- [PROBLEM TO SOLVE] Begin with the first line below and retype each line exactly through the line containing "73.5, 77, 80]". Any pictures are to be left out.

- [GIVEN MATERIAL]
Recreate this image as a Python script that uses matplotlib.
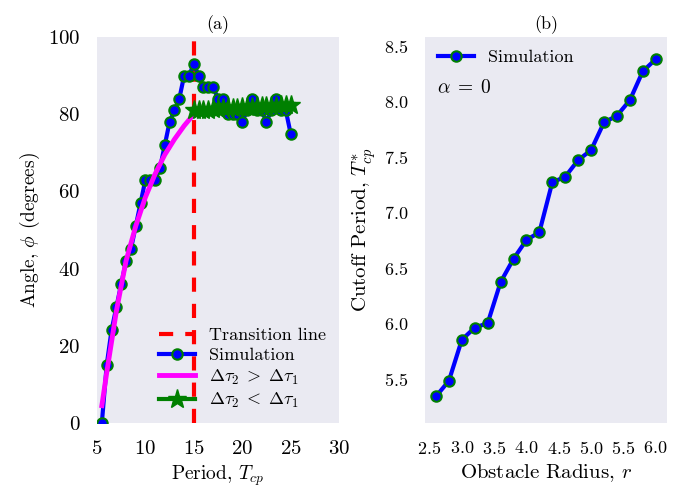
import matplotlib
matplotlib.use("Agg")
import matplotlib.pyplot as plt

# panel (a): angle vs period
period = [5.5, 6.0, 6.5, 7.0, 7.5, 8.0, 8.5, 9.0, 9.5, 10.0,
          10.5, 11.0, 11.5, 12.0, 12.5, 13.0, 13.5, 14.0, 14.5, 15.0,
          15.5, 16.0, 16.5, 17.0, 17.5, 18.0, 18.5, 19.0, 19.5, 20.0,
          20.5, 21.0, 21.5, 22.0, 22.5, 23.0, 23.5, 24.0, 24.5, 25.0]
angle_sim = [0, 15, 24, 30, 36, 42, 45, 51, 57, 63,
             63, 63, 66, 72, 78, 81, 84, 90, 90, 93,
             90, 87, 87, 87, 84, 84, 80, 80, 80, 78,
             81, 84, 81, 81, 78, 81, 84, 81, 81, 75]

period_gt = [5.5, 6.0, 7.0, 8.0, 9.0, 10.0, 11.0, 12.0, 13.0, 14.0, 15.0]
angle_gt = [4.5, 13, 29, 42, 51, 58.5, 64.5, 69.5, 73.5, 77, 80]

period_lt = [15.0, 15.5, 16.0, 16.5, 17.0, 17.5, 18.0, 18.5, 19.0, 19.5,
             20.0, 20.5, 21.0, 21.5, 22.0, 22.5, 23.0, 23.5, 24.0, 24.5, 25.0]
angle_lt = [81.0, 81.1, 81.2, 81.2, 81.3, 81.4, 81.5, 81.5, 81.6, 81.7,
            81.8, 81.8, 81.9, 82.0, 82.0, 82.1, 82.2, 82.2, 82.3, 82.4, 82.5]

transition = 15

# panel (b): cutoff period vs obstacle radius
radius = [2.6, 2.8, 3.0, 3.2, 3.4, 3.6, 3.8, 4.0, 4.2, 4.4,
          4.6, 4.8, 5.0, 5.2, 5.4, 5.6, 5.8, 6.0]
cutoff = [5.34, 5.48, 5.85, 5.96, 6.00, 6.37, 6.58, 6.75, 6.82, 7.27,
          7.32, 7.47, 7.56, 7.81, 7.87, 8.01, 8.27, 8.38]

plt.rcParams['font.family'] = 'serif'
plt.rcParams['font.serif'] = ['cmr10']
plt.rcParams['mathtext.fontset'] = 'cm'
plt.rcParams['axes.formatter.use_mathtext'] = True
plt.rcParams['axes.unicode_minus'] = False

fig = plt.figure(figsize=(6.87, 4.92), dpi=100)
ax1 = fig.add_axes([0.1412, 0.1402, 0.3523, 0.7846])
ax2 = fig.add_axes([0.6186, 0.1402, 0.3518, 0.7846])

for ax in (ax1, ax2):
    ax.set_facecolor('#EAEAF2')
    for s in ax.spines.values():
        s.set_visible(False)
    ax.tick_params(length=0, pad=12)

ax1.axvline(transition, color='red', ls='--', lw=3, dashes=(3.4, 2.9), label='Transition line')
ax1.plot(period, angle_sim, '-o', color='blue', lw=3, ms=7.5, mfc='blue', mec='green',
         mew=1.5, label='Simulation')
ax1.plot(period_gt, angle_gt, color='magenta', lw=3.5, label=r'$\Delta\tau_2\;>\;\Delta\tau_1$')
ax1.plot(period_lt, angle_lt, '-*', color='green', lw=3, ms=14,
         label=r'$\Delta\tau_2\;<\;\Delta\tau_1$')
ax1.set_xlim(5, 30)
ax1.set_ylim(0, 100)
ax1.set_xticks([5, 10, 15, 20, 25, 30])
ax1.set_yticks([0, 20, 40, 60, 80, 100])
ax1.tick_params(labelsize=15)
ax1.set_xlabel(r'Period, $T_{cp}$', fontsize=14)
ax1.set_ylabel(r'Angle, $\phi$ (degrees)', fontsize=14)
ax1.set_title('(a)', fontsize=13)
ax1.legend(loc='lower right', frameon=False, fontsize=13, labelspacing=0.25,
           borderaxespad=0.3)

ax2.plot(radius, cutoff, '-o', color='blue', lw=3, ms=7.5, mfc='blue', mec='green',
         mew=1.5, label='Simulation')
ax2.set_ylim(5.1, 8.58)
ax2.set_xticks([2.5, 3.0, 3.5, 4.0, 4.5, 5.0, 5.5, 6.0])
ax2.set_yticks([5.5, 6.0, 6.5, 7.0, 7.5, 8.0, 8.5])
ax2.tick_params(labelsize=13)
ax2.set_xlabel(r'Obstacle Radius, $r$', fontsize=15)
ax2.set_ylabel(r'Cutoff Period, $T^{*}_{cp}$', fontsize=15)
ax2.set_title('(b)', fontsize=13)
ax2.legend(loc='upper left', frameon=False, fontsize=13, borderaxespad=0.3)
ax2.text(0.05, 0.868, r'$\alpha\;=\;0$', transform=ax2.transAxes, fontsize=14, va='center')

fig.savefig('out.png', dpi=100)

- [REPLY TO THE EXERCISE]
Recreate this image as a Python script that uses matplotlib.
import matplotlib
matplotlib.use("Agg")
import matplotlib.pyplot as plt

# panel (a): angle vs period
period = [5.5, 6.0, 6.5, 7.0, 7.5, 8.0, 8.5, 9.0, 9.5, 10.0,
          10.5, 11.0, 11.5, 12.0, 12.5, 13.0, 13.5, 14.0, 14.5, 15.0,
          15.5, 16.0, 16.5, 17.0, 17.5, 18.0, 18.5, 19.0, 19.5, 20.0,
          20.5, 21.0, 21.5, 22.0, 22.5, 23.0, 23.5, 24.0, 24.5, 25.0]
angle_sim = [0, 15, 24, 30, 36, 42, 45, 51, 57, 63,
             63, 63, 66, 72, 78, 81, 84, 90, 90, 93,
             90, 87, 87, 87, 84, 84, 80, 80, 80, 78,
             81, 84, 81, 81, 78, 81, 84, 81, 81, 75]

period_gt = [5.5, 6.0, 7.0, 8.0, 9.0, 10.0, 11.0, 12.0, 13.0, 14.0, 15.0]
angle_gt = [4.5, 13, 29, 42, 51, 58.5, 64.5, 69.5, 73.5, 77, 80]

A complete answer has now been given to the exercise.